If you are tuning into this blog expecting a post-election rant from some conservative Princeton SOA student (a pretty unlikely prospect), sorry to disappoint; I couldn’t be happier with the outcome of the election. No, the change I am referring to is the change represented by Princeton’s lecture series this semester, entitled, ahem: “Change”. 
Around this election the word “change” has an instant political connotation; if evoking “change” isn’t a doff of the cap to Mr. Obama, or an allusion to the forces at work that brought him to office, than it is a cooption of the verbiage of the moment’s gestalt. As such I feel no guilt following the PSOA’s lead in titling this post.
Hani Rashid (Asymptote) was this week’s speaker; the title of the lecture was “Active Force”. It was delivered on the day before Election Day, coincidentally also the open house for prospective students. It was a particularly important lecture as the school was putting its best foot forward. Maybe it felt even more important because of it’s timing on the cusp of momentous, bona fide change. The house was packed. 

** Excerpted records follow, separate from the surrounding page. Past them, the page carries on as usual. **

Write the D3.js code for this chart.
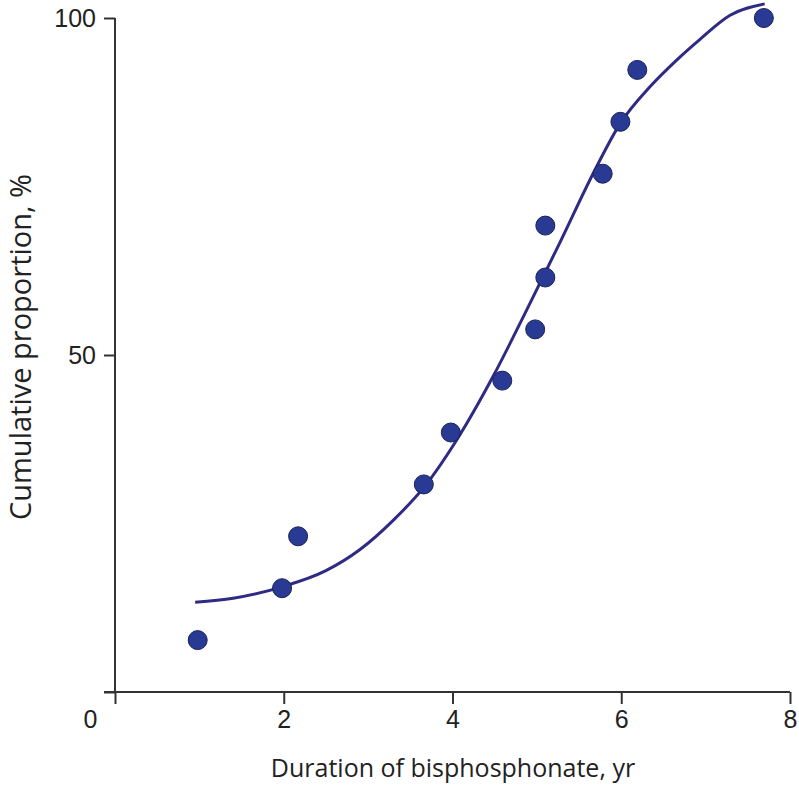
<!DOCTYPE html>
<html>
<head>
<meta charset="utf-8">
<script src="https://cdn.jsdelivr.net/npm/d3@7"></script>
<style>
	body { margin: 0; background: #fff; }
	svg { display: block; }
</style>
</head>
<body>
<div id="chart"></div>
<script>
// observed points: duration (yr) vs cumulative proportion (%)
var duration = [0.98, 1.98, 2.17, 3.66, 3.98, 4.59, 4.98, 5.10, 5.10, 5.78, 5.99, 6.19, 7.69];
var cumulative = [7.7, 15.4, 23.1, 30.8, 38.5, 46.2, 53.8, 61.5, 69.2, 76.9, 84.6, 92.3, 100];

// fitted curve
var fitX = [0.95, 1.40, 1.98, 2.50, 2.90, 3.30, 3.67, 4.05, 4.48, 4.88, 5.27, 5.67, 5.99, 6.34, 6.66, 6.93, 7.29, 7.70];
var fitY = [13.3, 13.9, 15.6, 18.0, 21.1, 25.5, 30.5, 37.4, 46.8, 56.7, 66.6, 77.0, 84.4, 89.8, 93.8, 96.8, 100.4, 102.1];

var xTicks = [0, 2, 4, 6, 8];
var yTicks = [0, 50, 100];

var w = 799, h = 786;
var svg = d3.select("#chart").append("svg")
	.attr("width", w)
	.attr("height", h);

var x = d3.scaleLinear().domain([0, 8]).range([115, 790]);
var y = d3.scaleLinear().domain([0, 100]).range([692, 18]);

var axisColor = "#333";
var tickFont = "'Liberation Sans', Arial, sans-serif";

// x axis
var xAxis = svg.append("g")
	.attr("transform", "translate(0," + y(0) + ")")
	.call(d3.axisBottom(x).tickValues(xTicks).tickSize(12).tickSizeOuter(0).tickFormat(d3.format("d")));
xAxis.select(".domain").remove();
xAxis.append("line")
	.attr("x1", x(0) - 11).attr("x2", x(8))
	.attr("stroke", axisColor).attr("stroke-width", 2);
xAxis.selectAll(".tick line").attr("stroke", axisColor).attr("stroke-width", 2);
xAxis.selectAll(".tick text")
	.attr("y", 18)
	.attr("fill", "#222")
	.style("font-family", tickFont)
	.style("font-size", "25px");
// the zero label sits left of the corner
xAxis.selectAll(".tick").filter(function (d) { return d === 0; })
	.select("text").attr("x", -25);

// y axis
var yAxis = svg.append("g")
	.attr("transform", "translate(" + x(0) + ",0)")
	.call(d3.axisLeft(y).tickValues(yTicks).tickSize(11).tickSizeOuter(0).tickFormat(function (d) { return d === 0 ? "" : d; }));
yAxis.select(".domain").remove();
yAxis.append("line")
	.attr("y1", y(100)).attr("y2", y(0) + 1)
	.attr("stroke", axisColor).attr("stroke-width", 2);
yAxis.selectAll(".tick line").attr("stroke", axisColor).attr("stroke-width", 2);
yAxis.selectAll(".tick text")
	.attr("x", -19)
	.attr("fill", "#222")
	.style("font-family", tickFont)
	.style("font-size", "25px");

// fitted curve
var fit = fitX.map(function (d, i) { return [d, fitY[i]]; });
var line = d3.line()
	.x(function (d) { return x(d[0]); })
	.y(function (d) { return y(d[1]); })
	.curve(d3.curveMonotoneX);

svg.append("path")
	.datum(fit)
	.attr("d", line)
	.attr("fill", "none")
	.attr("stroke", "#2f2a84")
	.attr("stroke-width", 3);

// points
var pts = duration.map(function (d, i) { return {x: d, y: cumulative[i]}; });
svg.append("g").selectAll("circle")
	.data(pts)
	.enter()
	.append("circle")
	.attr("cx", function (d) { return x(d.x); })
	.attr("cy", function (d) { return y(d.y); })
	.attr("r", 9.5)
	.attr("fill", "#283a94")
	.attr("stroke", "#1c2158")
	.attr("stroke-width", 1);

// titles
svg.append("text")
	.attr("x", 453)
	.attr("y", 777)
	.attr("text-anchor", "middle")
	.attr("fill", "#222")
	.style("font-family", "'Open Sans', sans-serif")
	.style("font-size", "25px")
	.text("Duration of bisphosphonate, yr");

svg.append("text")
	.attr("transform", "translate(31,347) rotate(-90)")
	.attr("text-anchor", "middle")
	.attr("fill", "#222")
	.style("font-family", "'Open Sans', sans-serif")
	.style("font-size", "29px")
	.text("Cumulative proportion, %");
</script>
</body>
</html>
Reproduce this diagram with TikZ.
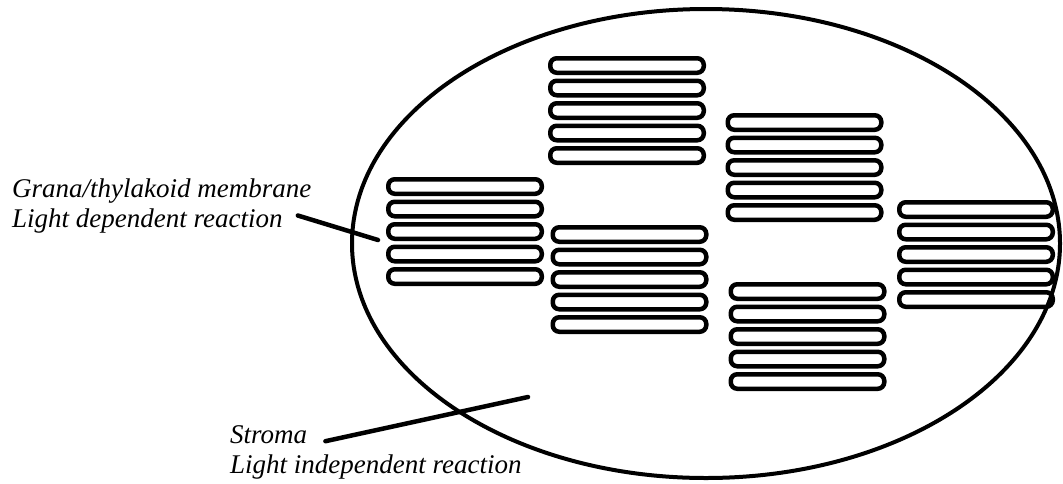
\documentclass[tikz,border=0pt]{standalone}
\usepackage{fontspec}
\setmainfont{Liberation Serif}
\usetikzlibrary{positioning}

\tikzset{
  disc/.style={draw, line width=4.5pt, rounded corners=6.5pt, minimum width=153.5pt, minimum height=14.5pt, inner sep=0pt},
  caption/.style={font=\fontsize{27}{30}\selectfont\itshape, inner sep=0pt, anchor=base west},
  pointer/.style={line width=4.5pt, line cap=round}
}

\begin{document}
\begin{tikzpicture}[x=1pt,y=-1pt]
\useasboundingbox (0,0) rectangle (1063,483);

% chloroplast outline
\draw[line width=4pt] (706,243.5) ellipse [x radius=354, y radius=234.5];

% grana: six stacks of five thylakoids
\foreach \s/\x/\y in {A/465/186.5, B/627/65.5, C/629.5/234.5, D/804.5/122.5, E/807.5/291.5, F/976/209.5} {
  \foreach \i in {1,...,5} {
    \node[disc] (\s\i) at (\x, \y+22.5*\i-22.5) {};
  }
}

% labels
\node[caption] (grana) at (12,197) {Grana/thylakoid membrane};
\node[caption] (ldr) at ([yshift=-30pt]grana.base west) {Light dependent reaction};
\node[caption] (stroma) at (230,443) {Stroma};
\node[caption] (lir) at ([yshift=-30pt]stroma.base west) {Light independent reaction};

\coordinate (inside) at (528,397);

% pointer lines
\draw[pointer] ([xshift=15pt,yshift=5pt]ldr.east) -- ([xshift=-8pt,yshift=-8.5pt]A3.west);
\draw[pointer] ([xshift=18pt,yshift=-7pt]stroma.east) -- (inside);
\end{tikzpicture}
\end{document}
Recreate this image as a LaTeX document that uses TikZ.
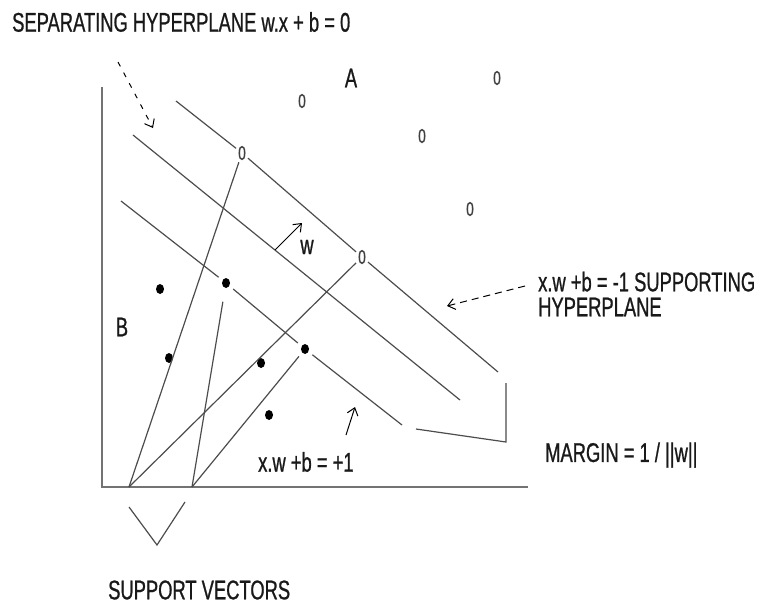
\documentclass[tikz,border=0pt]{standalone}
\usepackage{fontspec}
\newfontfamily\agency[FakeStretch=0.68, FakeBold=0.8]{Liberation Sans}
\usetikzlibrary{arrows.meta,shapes.geometric}

\tikzset{
  hyper/.style={draw=black!70, line width=1.2pt},
  axisline/.style={draw=black!55, line width=2pt},
  lbl/.style={font=\agency\fontsize{27}{25}\selectfont, text=black!90, inner sep=0pt},
  zero/.style={font=\agency\fontsize{20}{20}\selectfont, text=black!75, inner sep=2pt},
  bdot/.style={ellipse, fill=black, minimum width=8pt, minimum height=10pt, inner sep=0pt, outer sep=5pt},
}

\begin{document}
\begin{tikzpicture}[x=1pt, y=-1pt, >={Straight Barb[length=7pt, width=11pt]}]
    \useasboundingbox (0,0) rectangle (760,606);

    % Axes
    \coordinate (ytop) at (102,87);
    \coordinate (orig) at (102,487);
    \coordinate (xend) at (528,487);
    \draw[axisline] (ytop) -- (orig) -- (xend);

    % Class A points
    \node[zero] (a1) at (242,153) {0};
    \node[zero] (a2) at (362,257) {0};
    \node[zero] (a3) at (302,101) {0};
    \node[zero] (a4) at (497,78) {0};
    \node[zero] (a5) at (422,136) {0};
    \node[zero] (a6) at (470,209) {0};

    % Class B points
    \node[bdot] (b1) at (160,289) {};
    \node[bdot] (b2) at (226,283) {};
    \node[bdot] (b3) at (169,358) {};
    \node[bdot] (b4) at (261,363) {};
    \node[bdot] (b5) at (305,349) {};
    \node[bdot] (b6) at (269,415) {};

    % Hyperplanes
    \coordinate (up0) at (176,101);
    \coordinate (up1) at (498,372);
    \draw[hyper] (up0) -- (a1) -- (a2) -- (up1);
    \coordinate (sep0) at (133,135);
    \coordinate (sep1) at (460,400);
    \draw[hyper] (sep0) -- (sep1);
    \coordinate (lo0) at (121,201);
    \coordinate (lo1) at (402,425);
    \draw[hyper] (lo0) -- (b2) -- (b5) -- (lo1);

    % Margin
    \coordinate (m0) at (416,429);
    \coordinate (m1) at (506,442);
    \coordinate (m2) at (506,383);
    \draw[hyper] (m0) -- (m1) -- (m2);

    % Support vectors
    \coordinate (sv1) at (129,487);
    \coordinate (sv2) at (192,487);
    \draw[hyper] (sv1) -- (a1);
    \draw[hyper] (sv1) -- (a2);
    \draw[hyper, shorten >=9pt] (sv2) -- (b2);
    \draw[hyper] (sv2) -- (b5);
    \coordinate (v0) at (129,507);
    \coordinate (v1) at (157,545);
    \coordinate (v2) at (185,502);
    \draw[hyper] (v0) -- (v1) -- (v2);

    % Labels
    \node[lbl, anchor=west] (title) at (12,22) {SEPARATING HYPERPLANE w.x + b = 0};
    \node[lbl] (lA) at (351,78) {A};
    \node[lbl] (lB) at (122,327) {B};
    \node[lbl] (lw) at (307,247) {w};
    \node[lbl, anchor=west, align=left] (supp) at (538,294) {x.w +b = -1 SUPPORTING\\HYPERPLANE};
    \node[lbl, anchor=west] (plus) at (258,462) {x.w +b = +1};
    \node[lbl, anchor=west] (margin) at (545,455) {MARGIN = 1 / ||w||};
    \node[lbl, anchor=west] (svlbl) at (108,590) {SUPPORT VECTORS};

    % Arrows
    \coordinate (wt) at (275,250);
    \coordinate (wh) at (302,223);
    \draw[->, line width=1pt] (wt) -- (wh);
    \coordinate (dt0) at (118,62);
    \coordinate (dt1) at (153,128);
    \draw[->, line width=1pt, dash pattern=on 5pt off 7pt] (dt0) -- (dt1);
    \coordinate (dr0) at (525,286);
    \coordinate (dr1) at (447,306);
    \draw[->, line width=1pt, dash pattern=on 7pt off 5pt] (dr0) -- (dr1);
    \coordinate (pa0) at (346,435);
    \coordinate (pa1) at (355,407);
    \draw[->, line width=1pt] (pa0) -- (pa1);
\end{tikzpicture}
\end{document}
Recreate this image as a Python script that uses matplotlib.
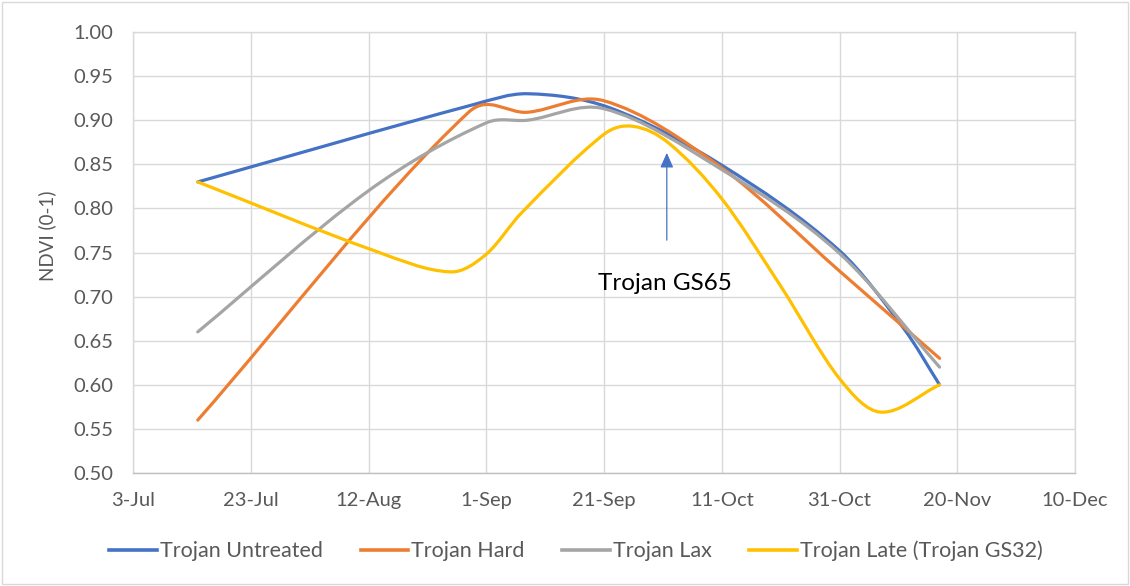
import matplotlib
matplotlib.use("Agg")
import matplotlib.pyplot as plt
import matplotlib.dates as mdates
from matplotlib.path import Path
from matplotlib.patches import PathPatch, Rectangle
import numpy as np
import pandas as pd

# ---------------- data ----------------
series_names = ["Trojan Untreated", "Trojan Hard", "Trojan Lax", "Trojan Late (Trojan GS32)"]
series_colors = ["#4472C4", "#ED7D31", "#A5A5A5", "#FFC000"]

dates_untreated = ["2019-07-14", "2019-08-30", "2019-09-08", "2019-09-22", "2019-10-11", "2019-10-31", "2019-11-11", "2019-11-17"]
ndvi_untreated = [0.83, 0.918, 0.93, 0.914, 0.849, 0.752, 0.663, 0.60]

dates_hard = ["2019-07-14", "2019-08-29", "2019-09-08", "2019-09-21", "2019-10-11", "2019-10-31", "2019-11-17"]
ndvi_hard = [0.56, 0.909, 0.909, 0.922, 0.846, 0.729, 0.63]

dates_lax = ["2019-07-14", "2019-08-12", "2019-09-01", "2019-09-08", "2019-09-21", "2019-10-11", "2019-10-31", "2019-11-17"]
ndvi_lax = [0.66, 0.82, 0.897, 0.90, 0.913, 0.844, 0.749, 0.62]

dates_late = ["2019-07-14", "2019-08-13", "2019-08-26", "2019-09-01", "2019-09-07", "2019-09-21", "2019-09-26",
              "2019-10-02", "2019-10-11", "2019-10-21", "2019-10-31", "2019-11-07", "2019-11-17"]
ndvi_late = [0.83, 0.752, 0.728, 0.748, 0.795, 0.884, 0.893, 0.874, 0.811, 0.712, 0.607, 0.569, 0.60]

x_start, x_end = "2019-07-03", "2019-12-10"
y_ticks = [0.50, 0.55, 0.60, 0.65, 0.70, 0.75, 0.80, 0.85, 0.90, 0.95, 1.00]
y_label = "NDVI (0-1)"

annot_text = "Trojan GS65"
annot_text_pos = ("2019-09-20", 0.715)
arrow_x = "2019-10-01 16:00"
arrow_y_tail, arrow_y_head = 0.764, 0.863

# ---------------- helpers ----------------
def smooth_path(xs, ys):
    """Smoothed line: piecewise cubic Bezier (Hermite in x, Catmull-Rom slopes)."""
    x = np.asarray(xs, float)
    y = np.asarray(ys, float)
    n = len(x)
    m = np.zeros(n)
    for i in range(n):
        if i == 0:
            m[i] = (y[1] - y[0]) / (x[1] - x[0])
        elif i == n - 1:
            m[i] = (y[-1] - y[-2]) / (x[-1] - x[-2])
        else:
            m[i] = (y[i + 1] - y[i - 1]) / (x[i + 1] - x[i - 1])
    verts = [(x[0], y[0])]
    codes = [Path.MOVETO]
    for i in range(n - 1):
        h = x[i + 1] - x[i]
        verts += [(x[i] + h / 3, y[i] + m[i] * h / 3),
                  (x[i + 1] - h / 3, y[i + 1] - m[i + 1] * h / 3),
                  (x[i + 1], y[i + 1])]
        codes += [Path.CURVE4] * 3
    return Path(verts, codes)

def dnum(s):
    return mdates.date2num(pd.Timestamp(s))

plt.rcParams['font.family'] = ['Lato', 'DejaVu Sans']

fig = plt.figure(figsize=(11.30, 5.86), dpi=100)
ax = fig.add_axes([133/1130, 1 - 473/586, (1075-133)/1130, (473-32)/586])

all_dates = [dates_untreated, dates_hard, dates_lax, dates_late]
all_vals = [ndvi_untreated, ndvi_hard, ndvi_lax, ndvi_late]
handles = []
for name, col, ds, vs in zip(series_names, series_colors, all_dates, all_vals):
    xs = [dnum(d) for d in ds]
    path = smooth_path(xs, vs)
    patch = PathPatch(path, facecolor='none', edgecolor=col, lw=2.3,
                      capstyle='round', joinstyle='round', zorder=3)
    ax.add_patch(patch)
    h, = ax.plot([], [], color=col, lw=2.6, label=name)
    handles.append(h)

ax.set_xlim(dnum(x_start), dnum(x_end))
ax.set_ylim(0.5, 1.0)
xt = [dnum(x_start) + 20 * k for k in range(9)]
ax.set_xticks(xt)
ax.xaxis.set_major_formatter(plt.FuncFormatter(
    lambda v, p: f"{mdates.num2date(v).day}-{mdates.num2date(v).strftime('%b')}"))
ax.set_yticks(y_ticks)
ax.yaxis.set_major_formatter(plt.FuncFormatter(lambda v, p: f"{v:.2f}"))

ax.grid(True, color='#d9d9d9', lw=1.0, zorder=0)
ax.set_axisbelow(True)
for s in ['top', 'right', 'left']:
    ax.spines[s].set_color('#d9d9d9')
    ax.spines[s].set_linewidth(1.0)
ax.spines['bottom'].set_color('#bfbfbf')
ax.spines['bottom'].set_linewidth(1.0)
ax.tick_params(axis='both', length=0, colors='#595959', labelsize=14.5)
ax.tick_params(axis='y', pad=14)
ax.tick_params(axis='x', pad=14)

fig.text(47.5/1130, 1 - 236/586, y_label, rotation=90, ha='center', va='center',
         color='#595959', fontsize=13.5)

# annotation arrow and text
ax.annotate("", xy=(dnum(arrow_x), arrow_y_head), xytext=(dnum(arrow_x), arrow_y_tail),
            arrowprops=dict(arrowstyle='-|>,head_length=0.9,head_width=0.4',
                            color='#4472C4', lw=0.9, shrinkA=0, shrinkB=0), zorder=4)
ax.text(dnum(annot_text_pos[0]), annot_text_pos[1], annot_text, ha='left', va='center',
        fontsize=17.5, color='black', zorder=4)

leg = fig.legend(handles=handles, loc='center', bbox_to_anchor=(576/1130, 1 - 551/586),
                 ncol=4, frameon=False, fontsize=15.5, handlelength=2.2,
                 handletextpad=0.15, columnspacing=1.75)
for t in leg.get_texts():
    t.set_color('#595959')

fig.patches.append(Rectangle((2/1130, 2/586), 1 - 4/1130, 1 - 4/586, transform=fig.transFigure,
                             fill=False, edgecolor='#d9d9d9', lw=1.0))

fig.savefig("out.png", dpi=100)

In introducing Hani Rashid, dean Stan Allen proposed that the work of Asymptote was emblematic of Princeton as a “school of ideas”. No change here, the school of ideas is Stan Allen’s steadfast trope. Rather the “change” is the pedagogic posture implied by choosing Asymptote.
The agenda –and presumably the title- of this lecture series was set by Spyros Papapetros of the history/theory faculty. And while “change” is evoked in the broadest way and to great effect (official blurb below) it seems that the accent in this particular lecture was “regression to earlier paradigms” with precious little reflection “on how we can modify the way we perceive and create change in both a local and a global scale”
By contrast last spring’s lecture series was spot on, in the context of impending economic bubble bursts and anticipation of the globally warmed, (hopefully) post-Washington Consensus world that seemed in the offing. The series was called “Agency” and the speakers were tasked to ask and answer questions about architecture’s larger role in the rapidly changing world and what “agency” architects do or do not have.
The images of Asymptote’s work Hani Rashid presented reminded me of a short piece in the New Yorker I had just read. It concerns a company called Icon Recognition that makes “deal toys”, expensive desktop follies that corporate executives give to each other as trophies of successful mergers, acquisitions and such. It is a bad time for “deal toys”. It is also an unfortunate time to present architectural “deal toys” -the end product eye-candy of a collapsing economy - to a student body that wants to believe that architecture can be more than branding, however sophisticated the “generative engines” are. 
That said, Hani Rashid represents this particular semester’s studio obsessions: blurring the line between architecture and art, searching for “generative engines” not in things like program and context (that’s sooo last semester), but in algorithms and motion studies Rashid would argue that context is an important part of his work but it is hard to get one’s head around this assertion when one watches fairly similar forms applied to wildly divergent scales. As for program, there is a certain inevitability of objects with floor plates inserted. Clearly these have to be issues Asymptote wrestles with but equally clearly they are not priorities. 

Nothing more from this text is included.